The last year hasn’t seen as much writing as I’d like but after taking a couple of weeks off last month, the muse has gotten very loud and demanding.  I have a deadline in two weeks that I’m working furiously to complete.  After that I have to put the finishing touches on Nocturnal Serenade, the sequel to Nocturnal Origins.  Then there’s another project to do as well as proposals to send out and, well, you get the idea.

But I am really excited about a project I can’t say much about just yet.  Just know that I’m doing the happy dance in the corner and will be shouting the news from the rooftops as soon as all the i’s are dotted and the t’s crossed.  Hopefully, it won’t be long.

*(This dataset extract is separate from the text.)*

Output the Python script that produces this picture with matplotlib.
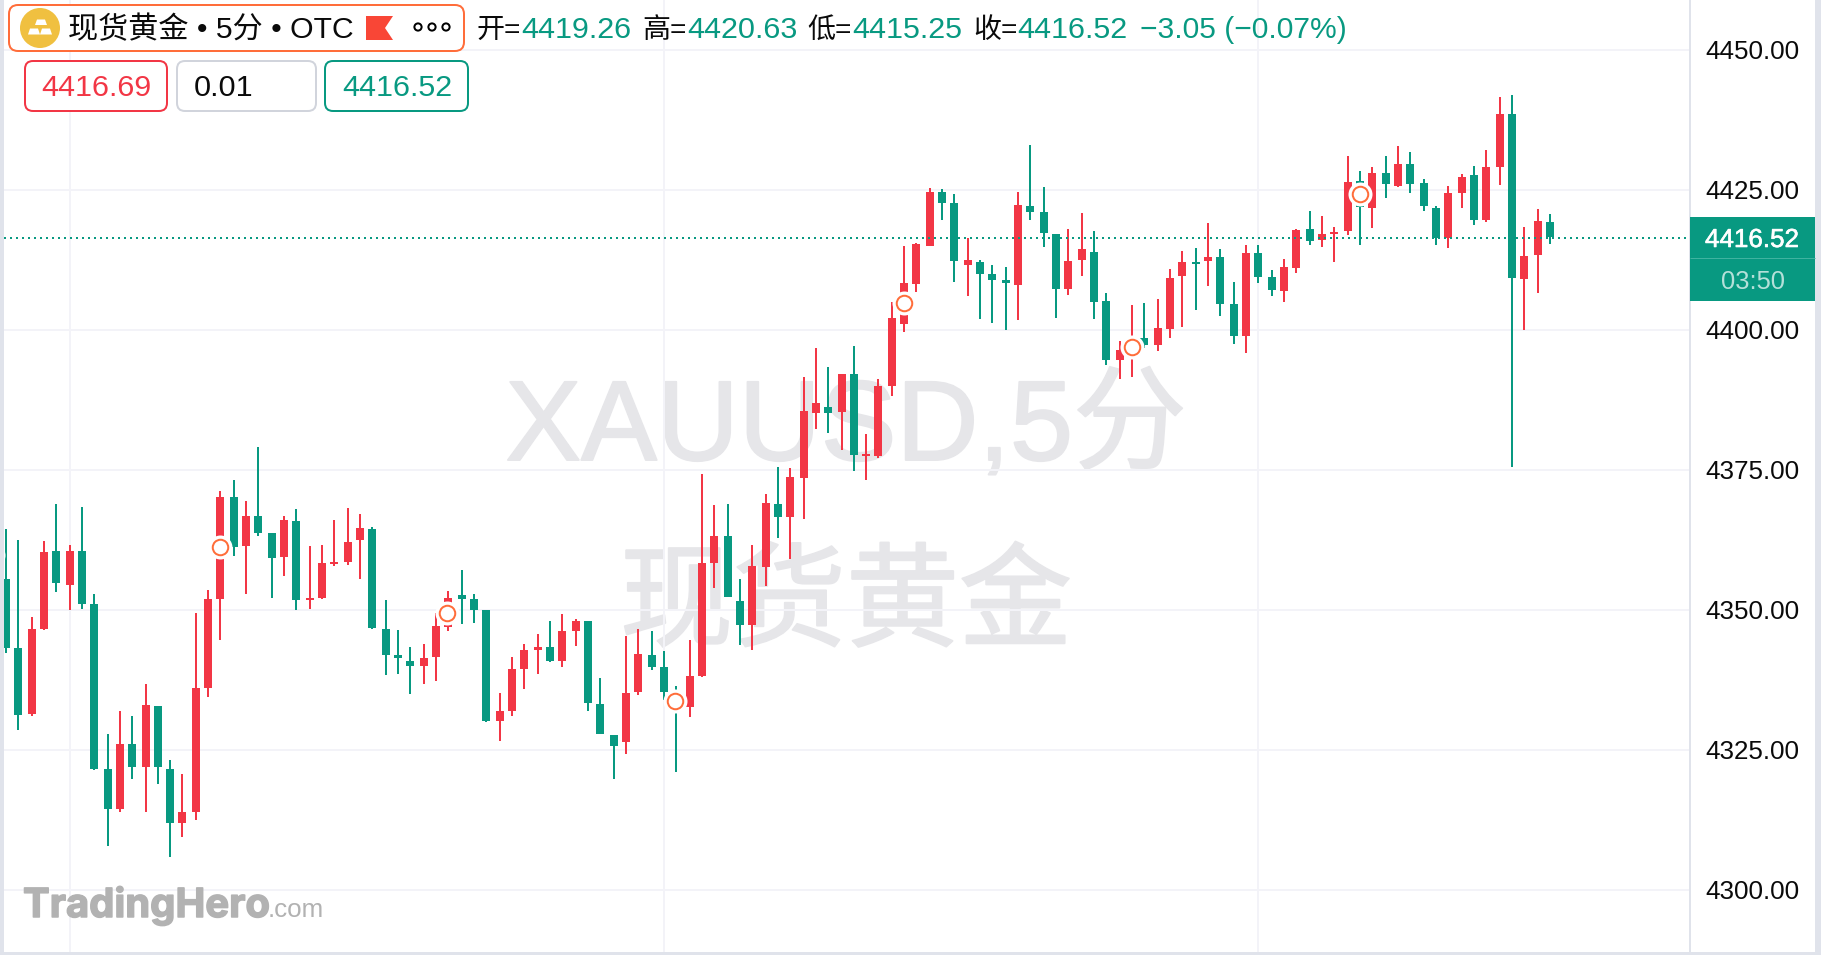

In the meantime, I have to try to find a way to quiet the muse about the space opera, the mystery and the I-don’t-know-what-it-is-and-don’t-want-to projects it wants me to do NOW.  Maybe if I make a few notes about the different plots, it will leave me alone…yeah, I know.  Wishful thinking.

The word count yesterday wasn’t spectacular, but today looks like it will be better.  The problem is that even inside it is too hot to work.  It hasn’t been this bad down here since 1980.  I do not want to see my next electric bill.

Any way, time to get back to writing.  I promise to be back later this week, assuming my brain hasn’t fried like an egg on the hot sidewalk.